December 2016 Pension Finance Update

For pension finance, the story of 2016 can read two different ways. If you fell asleep at the end of 2015 and just woke up today, it looks like a ho-hum year, in which both assets and liabilities grew by single digits, with asset growth slightly edging out liability increases. But if you followed daily market movements, 2016 was a harrowing ride, which saw funded status decline by 7% in the first half of the year before improving 8% in the second half. For the $2 trillion pension market in the US, this amounts to a loss of about $150 billion through June that was completely erased by year-end. Given that total corporate profits of US companies are about $1.5 trillion, and that many leading companies no longer sponsor pension plans, these are prodigious swings.

But it all came right by year-end. December saw tiny improvements for both model pension plans we track1 , and both Plan A and the more conservative Plan B by finished 2016 about 1% better than they began the year.

Assets

Stocks gained ground in December and ended the year with mostly solid performance. The S&P 500 was up 2% on the month, the NASDAQ gained 1%, the small-cap Russell 2000 was up almost 3%, and the overseas EAFE index advanced almost 2%. For the year, the Russell 2000 was the star, posting a 21% return, while the S&P 500 gained 12%, the NASDAQ was up 8%, and the EAFE index gained less than 1%.

A diversified stock portfolio gained 2% during December and 10% in total during 2016.

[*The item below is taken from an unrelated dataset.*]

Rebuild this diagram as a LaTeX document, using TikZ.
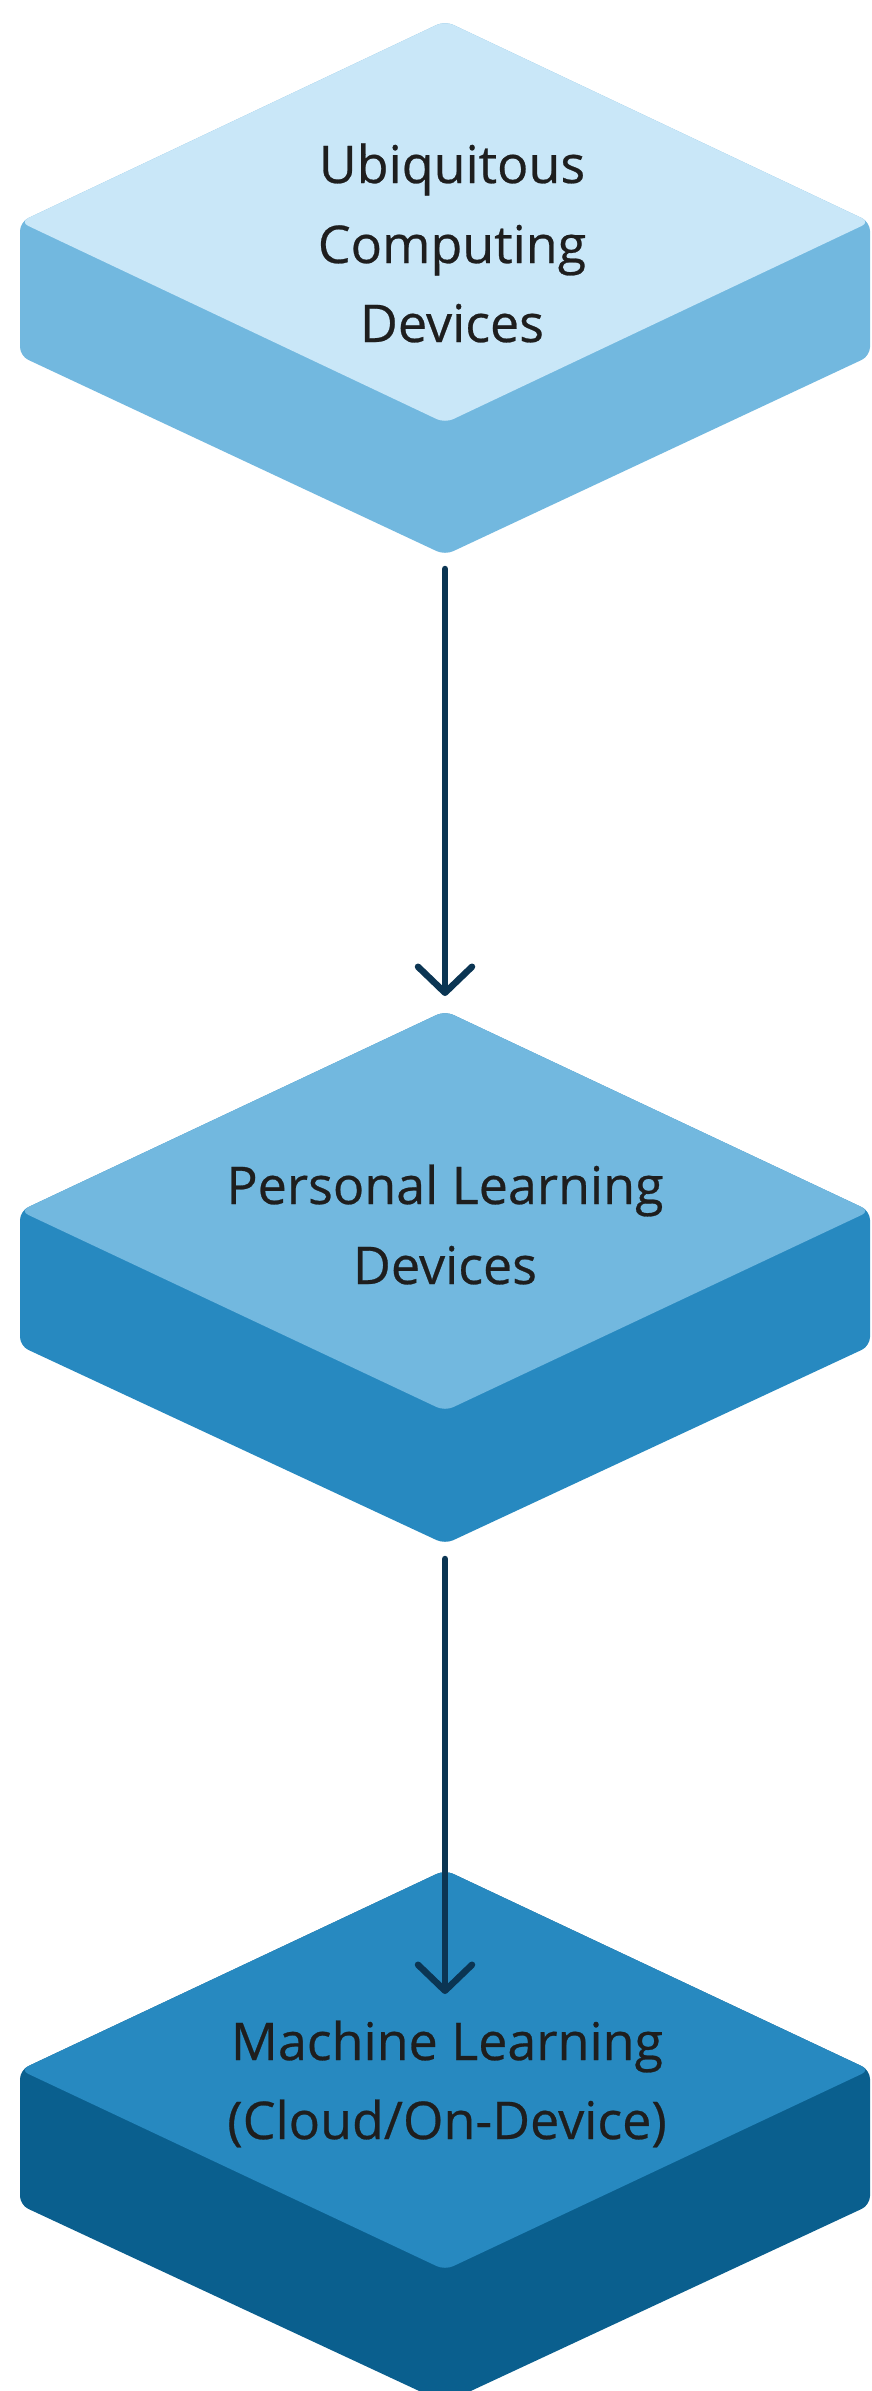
\documentclass[tikz,border=0pt]{standalone}
\usepackage{fontspec}
\newfontfamily\lblfont{Open Sans}[FakeBold=0.5]
\usetikzlibrary{arrows.meta}
\definecolor{topA}{HTML}{C9E7F8}
\definecolor{sideA}{HTML}{72B8DF}
\definecolor{topB}{HTML}{72B8DF}
\definecolor{sideB}{HTML}{2789C0}
\definecolor{topC}{HTML}{2789C0}
\definecolor{sideC}{HTML}{0A5F8E}
\definecolor{arrowc}{HTML}{0B3553}
\definecolor{textc}{HTML}{1E1E1E}
\begin{document}
\begin{tikzpicture}[x=1pt,y=-1pt,
  face/.style={rounded corners=9pt},
  lbl/.style={anchor=base,inner sep=0pt,text=textc,font=\fontsize{52}{80}\lblfont},
  flow/.style={draw=arrowc,line width=6.5pt,line cap=round,-{Straight Barb[length=26pt,width=54pt,round]}}]
\useasboundingbox (0,0) rectangle (871,2391);
\fill[white] (0,0) rectangle (871,2391);
% slab 1
\fill[sideA,face] (445,21) -- (870,222) -- (870,356) -- (445,555) -- (20,356) -- (20,222) -- cycle;
\fill[topA,face] (445,21) -- (870,222) -- (445,423) -- (20,222) -- cycle;
% slab 2
\fill[sideB,face] (445,1011) -- (870,1211) -- (870,1346) -- (445,1544) -- (20,1346) -- (20,1211) -- cycle;
\fill[topB,face] (445,1011) -- (870,1211) -- (445,1411) -- (20,1211) -- cycle;
% slab 3
\fill[sideC,face] (445,1870) -- (870,2070) -- (870,2205) -- (445,2403) -- (20,2205) -- (20,2070) -- cycle;
\fill[topC,face] (445,1870) -- (870,2070) -- (445,2270) -- (20,2070) -- cycle;
% labels
\node[lbl] (a1) at (452,183) {Ubiquitous};
\node[lbl] (a2) at (452,263) {Computing};
\node[lbl] (a3) at (452,342) {Devices};
\node[lbl] (b1) at (445,1204) {Personal Learning};
\node[lbl] (b2) at (445,1284) {Devices};
\node[lbl] (c1) at (447,2060) {Machine Learning};
\node[lbl] (c2) at (447,2139) {(Cloud/On-Device)};
% connectors
\coordinate (s1out) at (445,569);
\coordinate (s2in) at (445,996);
\coordinate (s2out) at (445,1559);
\coordinate (s3in) at (445,1994);
\draw[flow] (s1out) -- (s2in);
\draw[flow] (s2out) -- (s3in);
\end{tikzpicture}
\end{document}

Interest rates ended the month close to unchanged (Treasuries were up a couple basis points, corporate bonds down a couple basis points during December), producing earnings of less than 1% on the month. For the year, corporate bonds gained 5%-8%, with longer duration bonds doing best, while Treasuries gained just 1%-3%, so a diversified bond portfolio likely earned 3%-5% during 2016.

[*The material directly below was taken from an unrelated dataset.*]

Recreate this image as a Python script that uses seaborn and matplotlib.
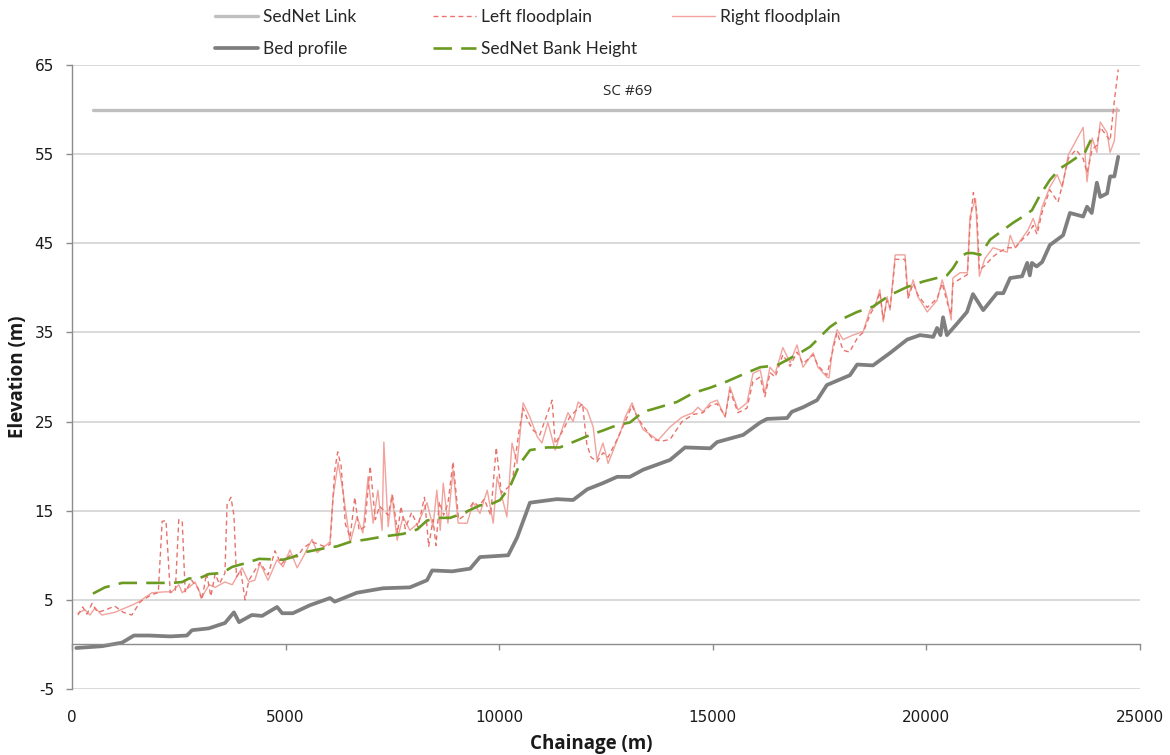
import matplotlib
matplotlib.use("Agg")
import matplotlib.pyplot as plt
from matplotlib.lines import Line2D
import seaborn as sns

sns.set_theme(style="white")
plt.rcParams["font.family"] = ["DejaVu Sans"]

# ---- series -------------------------------------------------------------
link_x = [500, 24480]
link_y = [60, 60]

bed_x = [100, 400, 700, 1170, 1450, 1800, 2300, 2690, 2810, 3200,
         3580, 3790, 3910, 4210, 4450, 4800, 4920, 5170, 5570, 6040,
         6150, 6670, 7280, 7910, 8310, 8430, 8900, 9320, 9550, 10210,
         10420, 10720, 11350, 11730, 12060, 12430, 12760, 13060, 13370, 14000,
         14350, 14940, 15100, 15710, 16110, 16270, 16740, 16850, 17110, 17440,
         17670, 18210, 18380, 18750, 19150, 19550, 19850, 20160, 20250, 20330,
         20390, 20480, 20720, 20950, 21090, 21330, 21650, 21800, 21960, 22240,
         22360, 22420, 22470, 22580, 22710, 22890, 23200, 23360, 23670, 23760,
         23870, 23990, 24070, 24230, 24300, 24400, 24490]
bed_y = [-0.4, -0.3, -0.2, 0.2, 1.0, 1.0, 0.9, 1.0, 1.6, 1.8,
         2.4, 3.6, 2.5, 3.3, 3.2, 4.2, 3.5, 3.5, 4.4, 5.2,
         4.8, 5.8, 6.3, 6.4, 7.2, 8.3, 8.2, 8.5, 9.8, 10.0,
         12.0, 15.9, 16.3, 16.2, 17.4, 18.1, 18.8, 18.8, 19.6, 20.7,
         22.1, 22.0, 22.7, 23.5, 24.9, 25.3, 25.4, 26.1, 26.6, 27.4,
         29.1, 30.2, 31.4, 31.3, 32.7, 34.2, 34.7, 34.5, 35.5, 34.7,
         36.7, 34.7, 36.0, 37.3, 39.3, 37.5, 39.4, 39.4, 41.1, 41.3,
         42.8, 41.4, 42.8, 42.4, 42.9, 44.8, 45.9, 48.4, 48.0, 49.1,
         48.4, 51.8, 50.2, 50.6, 52.5, 52.5, 54.7]

bank_x = [490, 770, 1170, 2340, 2580, 2740, 2970, 3210, 3510, 3750,
          4050, 4380, 4940, 5170, 5410, 5810, 6200, 6510, 6930, 7280,
          7750, 8080, 8310, 8620, 8850, 9150, 9550, 9790, 10020, 10250,
          10490, 10720, 11120, 11420, 11730, 12130, 12430, 12760, 13060, 13370,
          13600, 14160, 14540, 14940, 15330, 15710, 16110, 16500, 16810, 17040,
          17280, 17740, 17980, 18380, 18750, 19150, 19550, 19920, 20320, 20480,
          20620, 20790, 20950, 21090, 21260, 21490, 21800, 22030, 22260, 22470,
          22660, 22890, 23130, 23360, 23600, 23710, 23850]
bank_y = [5.7, 6.4, 6.9, 6.9, 7.0, 7.4, 7.4, 7.9, 8.0, 8.7,
          9.1, 9.6, 9.5, 9.8, 10.3, 10.7, 11.0, 11.5, 11.8, 12.1,
          12.4, 12.9, 13.9, 14.2, 14.2, 14.7, 15.6, 15.7, 16.2, 17.7,
          20.3, 21.8, 22.1, 22.1, 22.7, 23.5, 24.0, 24.6, 24.9, 26.1,
          26.4, 27.2, 28.2, 28.8, 29.5, 30.3, 31.1, 31.3, 32.1, 32.7,
          33.4, 35.6, 36.4, 37.3, 37.9, 39.2, 40.1, 40.7, 41.2, 41.4,
          42.2, 43.5, 43.9, 43.9, 43.7, 45.4, 46.5, 47.3, 48.0, 48.7,
          50.4, 52.1, 53.4, 54.1, 54.9, 55.2, 56.6]

right_x = [140, 300, 420, 540, 700, 1000, 1400, 1570, 1870, 2180,
           2340, 2500, 2580, 2740, 2880, 3040, 3210, 3350, 3580, 3750,
           3980, 4140, 4280, 4400, 4590, 4800, 4940, 5100, 5270, 5410,
           5620, 5740, 6040, 6110, 6230, 6340, 6510, 6670, 6810, 6930,
           7050, 7160, 7260, 7300, 7400, 7490, 7610, 7750, 7910, 8100,
           8310, 8450, 8540, 8620, 8690, 8800, 8920, 9040, 9250, 9390,
           9550, 9720, 9860, 9950, 10180, 10300, 10420, 10560, 10720, 10890,
           11000, 11140, 11310, 11490, 11610, 11730, 11850, 12060, 12200, 12290,
           12430, 12550, 12760, 12830, 12950, 13110, 13230, 13370, 13720, 14000,
           14280, 14540, 14650, 14770, 14940, 15100, 15290, 15400, 15590, 15800,
           15940, 16110, 16220, 16340, 16460, 16640, 16810, 16970, 17110, 17350,
           17460, 17670, 17720, 17810, 17910, 18050, 18280, 18520, 18680, 18800,
           18910, 18990, 19080, 19150, 19270, 19500, 19570, 19690, 19800, 20020,
           20250, 20370, 20480, 20580, 20620, 20790, 20960, 21020, 21150, 21240,
           21370, 21560, 21890, 21960, 22080, 22260, 22380, 22500, 22590, 22710,
           22890, 23060, 23180, 23320, 23670, 23760, 23880, 23990, 24070, 24230,
           24300, 24400, 24460]
right_y = [3.5, 3.9, 3.3, 4.1, 3.3, 3.6, 4.4, 4.8, 5.8, 5.9,
           5.9, 6.7, 5.8, 6.4, 7.0, 5.3, 6.7, 6.4, 7.0, 6.7,
           8.6, 7.0, 7.2, 9.1, 7.2, 9.5, 8.7, 10.6, 8.6, 9.8,
           11.8, 10.3, 11.5, 16.5, 20.4, 17.3, 11.4, 14.3, 12.5, 18.8,
           13.6, 17.3, 12.8, 22.7, 13.2, 16.8, 11.7, 14.3, 12.8, 13.6,
           15.9, 13.2, 17.3, 12.8, 18.1, 13.6, 19.6, 13.6, 13.6, 15.9,
           14.7, 17.3, 13.6, 18.8, 14.3, 22.6, 20.3, 27.1, 25.5, 23.3,
           22.6, 24.9, 21.8, 24.4, 26.0, 25.0, 27.2, 26.3, 24.4, 20.7,
           22.6, 20.3, 22.9, 23.7, 25.5, 27.1, 25.5, 24.1, 22.9, 24.4,
           25.5, 26.0, 26.6, 26.1, 27.1, 27.4, 25.5, 28.9, 26.3, 27.1,
           30.4, 30.8, 28.2, 31.1, 30.4, 33.3, 31.6, 33.6, 31.1, 32.7,
           31.1, 30.0, 29.9, 33.4, 35.3, 34.2, 34.7, 35.1, 37.5, 37.9,
           39.8, 36.2, 39.0, 37.5, 43.7, 43.7, 38.9, 40.9, 39.0, 37.3,
           38.6, 40.9, 39.0, 36.4, 41.1, 41.7, 41.7, 48.0, 50.0, 41.3,
           43.3, 44.5, 44.0, 45.9, 44.5, 45.7, 46.5, 47.8, 46.5, 49.1,
           51.3, 52.7, 51.3, 54.9, 58.0, 51.9, 56.8, 55.2, 58.6, 57.4,
           55.2, 56.5, 60.2]

left_x = [140, 250, 350, 470, 600, 800, 1000, 1200, 1400, 1600,
          1870, 2020, 2110, 2200, 2300, 2420, 2500, 2580, 2650, 2800,
          2950, 3040, 3150, 3250, 3350, 3450, 3580, 3630, 3720, 3790,
          3850, 3950, 4050, 4140, 4280, 4400, 4590, 4750, 4900, 5100,
          5270, 5410, 5620, 5900, 6040, 6150, 6220, 6300, 6400, 6510,
          6620, 6720, 6850, 6980, 7100, 7200, 7400, 7500, 7620, 7700,
          7800, 7950, 8100, 8250, 8350, 8450, 8520, 8600, 8700, 8800,
          8920, 9050, 9200, 9400, 9520, 9650, 9800, 9930, 10050, 10180,
          10300, 10450, 10560, 10680, 10800, 10950, 11100, 11240, 11310, 11490,
          11650, 11850, 11950, 12050, 12150, 12290, 12430, 12550, 12760, 12950,
          13110, 13230, 13370, 13600, 13800, 14000, 14280, 14540, 14770, 14940,
          15100, 15290, 15400, 15590, 15800, 15940, 16110, 16220, 16340, 16460,
          16640, 16810, 16970, 17110, 17350, 17460, 17670, 17810, 17910, 18050,
          18200, 18400, 18520, 18680, 18800, 18910, 18990, 19080, 19150, 19270,
          19500, 19570, 19690, 19800, 20020, 20250, 20370, 20480, 20580, 20620,
          20790, 20960, 21020, 21100, 21180, 21240, 21370, 21560, 21700, 21890,
          22080, 22260, 22380, 22500, 22590, 22710, 22890, 23080, 23180, 23320,
          23500, 23670, 23760, 23880, 23990, 24070, 24230, 24300, 24400, 24490]
left_y = [3.3, 4.2, 3.4, 4.6, 3.6, 3.9, 4.3, 3.6, 3.3, 4.8,
          5.6, 5.8, 13.8, 13.9, 5.8, 6.1, 14.0, 13.8, 5.9, 7.2,
          6.3, 5.0, 8.0, 5.4, 7.9, 6.8, 8.0, 15.7, 16.5, 14.5,
          7.6, 8.3, 5.0, 7.2, 8.3, 9.2, 7.8, 10.5, 9.0, 10.0,
          9.8, 10.8, 11.5, 11.0, 11.2, 19.5, 21.6, 20.0, 13.5, 12.0,
          16.5, 12.8, 13.2, 20.0, 14.0, 15.5, 14.5, 16.8, 12.5, 15.5,
          13.0, 14.8, 13.2, 16.5, 11.0, 14.0, 11.1, 16.0, 14.5, 15.8,
          20.5, 14.0, 14.5, 16.0, 15.5, 16.3, 14.5, 22.1, 17.0, 17.5,
          18.0, 23.5, 26.5, 25.0, 24.0, 23.5, 25.5, 27.4, 22.5, 24.0,
          25.5, 26.5, 27.0, 22.5, 21.0, 20.5, 21.5, 21.0, 23.0, 25.0,
          26.8, 25.5, 24.5, 23.0, 22.8, 23.0, 25.0, 25.8, 26.0, 26.8,
          27.0, 25.6, 28.5, 26.0, 26.5, 29.5, 30.0, 27.8, 30.5, 30.0,
          32.5, 31.2, 32.8, 31.5, 32.5, 31.3, 30.2, 33.0, 35.0, 33.0,
          32.8, 34.5, 35.0, 37.0, 38.0, 39.5, 36.5, 38.6, 37.8, 43.2,
          43.2, 38.8, 40.5, 39.2, 37.8, 38.8, 40.5, 38.5, 37.0, 40.5,
          41.0, 41.5, 47.0, 50.7, 48.5, 42.0, 42.5, 43.5, 44.0, 44.5,
          44.5, 45.5, 46.0, 47.0, 46.0, 48.5, 51.0, 49.6, 51.5, 54.5,
          55.5, 54.5, 52.9, 55.5, 56.0, 58.0, 57.0, 56.5, 61.0, 64.5]

link_label = "SC #69"
x_ticks = [0, 5000, 10000, 15000, 20000, 25000]
y_ticks = [-5, 5, 15, 25, 35, 45, 55, 65]

# ---- style --------------------------------------------------------------
C_LINK = "#bfbfbf"
C_LEFT = "#e8736c"
C_RIGHT = "#f2a39d"
C_BED = "#7f7f7f"
C_BANK = "#6b9a22"
C_GRID = "#d0d0d0"
C_AXIS = "#8c8c8c"

fig = plt.figure(figsize=(11.7, 7.55), dpi=100)
L, B, W, H = 72 / 1170, 66 / 755, 1068 / 1170, 624 / 755
ax = fig.add_axes([L, B, W, H])

common = dict(ax=ax, estimator=None, sort=False, legend=False)
sns.lineplot(x=link_x, y=link_y, color=C_LINK, lw=2.4, zorder=3, **common)
sns.lineplot(x=right_x, y=right_y, color=C_RIGHT, lw=1.0, zorder=4, **common)
sns.lineplot(x=left_x, y=left_y, color=C_LEFT, lw=1.0,
             linestyle=(0, (3.5, 2.5)), zorder=5, **common)
sns.lineplot(x=bed_x, y=bed_y, color=C_BED, lw=2.7, zorder=6, **common)
sns.lineplot(x=bank_x, y=bank_y, color=C_BANK, lw=1.9,
             linestyle=(0, (7, 3.5)), zorder=7, **common)

ax.text(13000, 62.0, link_label, ha="center", va="center",
        fontsize=11, family=["Open Sans", "DejaVu Sans"], color="#262626")

ax.set_xlim(0, 25000)
ax.set_ylim(-5, 65)
ax.set_xticks(x_ticks)
ax.set_yticks(y_ticks)
ax.set_xticklabels([str(v) for v in x_ticks])
ax.set_yticklabels([str(v) for v in y_ticks])
ax.grid(axis="y", color=C_GRID, lw=1.1, zorder=0)
ax.grid(axis="x", visible=False)
for side in ("top", "right", "bottom"):
    ax.spines[side].set_visible(False)
ax.spines["left"].set_color(C_AXIS)
ax.spines["left"].set_linewidth(1.0)
ax.tick_params(axis="x", length=0, pad=15, labelsize=11, labelcolor="#1a1a1a")
ax.tick_params(axis="y", left=True, length=4, width=1.0, color=C_AXIS,
               pad=9, labelsize=11, labelcolor="#1a1a1a")

# horizontal axis line crossing at zero, with its own tick marks
zero_frac = (0 - (-5)) / 70
ax0 = fig.add_axes([L, B + H * zero_frac, W, 0.01], sharex=ax)
ax0.patch.set_alpha(0)
for side in ("top", "right", "left"):
    ax0.spines[side].set_visible(False)
ax0.spines["bottom"].set_color(C_AXIS)
ax0.spines["bottom"].set_linewidth(1.0)
ax0.set_yticks([])
ax0.tick_params(axis="x", bottom=True, direction="out", length=4, width=1.0,
                color=C_AXIS, labelbottom=False)
ax0.grid(False)

lab_font = dict(family=["Open Sans", "DejaVu Sans"], fontsize=13.5,
                fontweight="bold", color="#1a1a1a")
ax.set_xlabel("Chainage (m)", **lab_font)
ax.set_ylabel("Elevation (m)", **lab_font)
ax.xaxis.set_label_coords((591 - 72) / 1068, -(734 - 689) / 624)
ax.yaxis.set_label_coords((28 - 72) / 1068, 0.5)

# legend laid out as a 3 x 2 grid above the plot
def handle(color, lw, ls="-"):
    return Line2D([], [], color=color, lw=lw, linestyle=ls)

leg_kw = dict(loc="upper left", frameon=False, borderaxespad=0, borderpad=0,
              handlelength=2.5, handletextpad=0.25, labelspacing=0.95,
              prop=dict(family=["Lato", "DejaVu Sans"], size=12.5))
columns = [
    (215, [(handle(C_LINK, 2.4), "SedNet Link"),
           (handle(C_BED, 2.7), "Bed profile")]),
    (433, [(handle(C_LEFT, 1.0, (0, (3.5, 2.5))), "Left floodplain"),
           (handle(C_BANK, 1.9, (0, (7, 3.5))), "SedNet Bank Height")]),
    (672, [(handle(C_RIGHT, 1.0), "Right floodplain")]),
]
for xpix, items in columns:
    fig.legend([h for h, _ in items], [t for _, t in items],
               bbox_to_anchor=(xpix / 1170, 1 - 9 / 755), **leg_kw)

fig.savefig("out.png", dpi=100)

Overall, our traditional 60/40 portfolio gained more than 1% during December and 7%-8% for all of 2016, while the conservative 20/80 portfolio also added 1% last month and 6%-7% for the year.

Liabilities

Pension liabilities (for funding, accounting, and de-risking purposes) are now driven by market interest rates. The graph on the left compares Treasury STRIPs yields at December 31, 2015 and December 31, 2016, and also shows the movement in rates last month. The graph on the right shows our estimate of movements in effective GAAP discount rates for pension obligations of various duration during 2016:

Treasury interest rates ended 2016 very close to where they started the year, while corporate bond yields fell about 0.20% during the year, with the difference reflecting a tightening of credit spreads of almost 0.25% during 2016. Rates ended the year 0.7%-0.8% higher than the all-time lows seen as recently as last July. The fall in corporate bond yields pushed pension liabilities up 6%-8% during 2016, with long duration plans seeing the biggest increases.

Summary

Overall, pension assets outgrew pension liabilities by 1% during 2016, despite an awful start to the year for stocks and record low interest rates seen last summer. Given where we were six months ago, this is a result pension sponsors should be feeling pretty good about.

The graphs below show the movement of assets and liabilities for our two model plans this year:

Looking Ahead

Congress passed a budget in 2015 that includes a third round of pension funding relief since 2012. The upshot is that pension funding requirements over the next several years will not be appreciably affected by current low interest rates (unless these rates persist). Required contributions for the next few years will be lower and more stable than under prior law.

Discount rates dropped a smidgen last month. We expect most pension sponsors will use effective discount rates in the 3.8%-4.4% range to measure pension liabilities at the end of 2016.

The table below summarizes rates that plan sponsors are required to use for IRS funding purposes for 2016, along with estimates for 2017. Pre-relief, both 24-month averages and December ‘spot’ rates, which are still required for some calculations, such as PBGC premiums, are also included.

1 Plan A is a traditional plan (duration 12 at 5.5%) with a 60/40 asset allocation, while Plan B is a cash balance plan (duration 9 at 5.5%) with a 20/80 allocation with a greater emphasis on corporate and long-duration bonds. For both plans, we assume the plan is 100% funded at the beginning of the year and ignore benefit accruals, contributions, and benefit payments in order to isolate the financial performance of plan assets versus liabilities.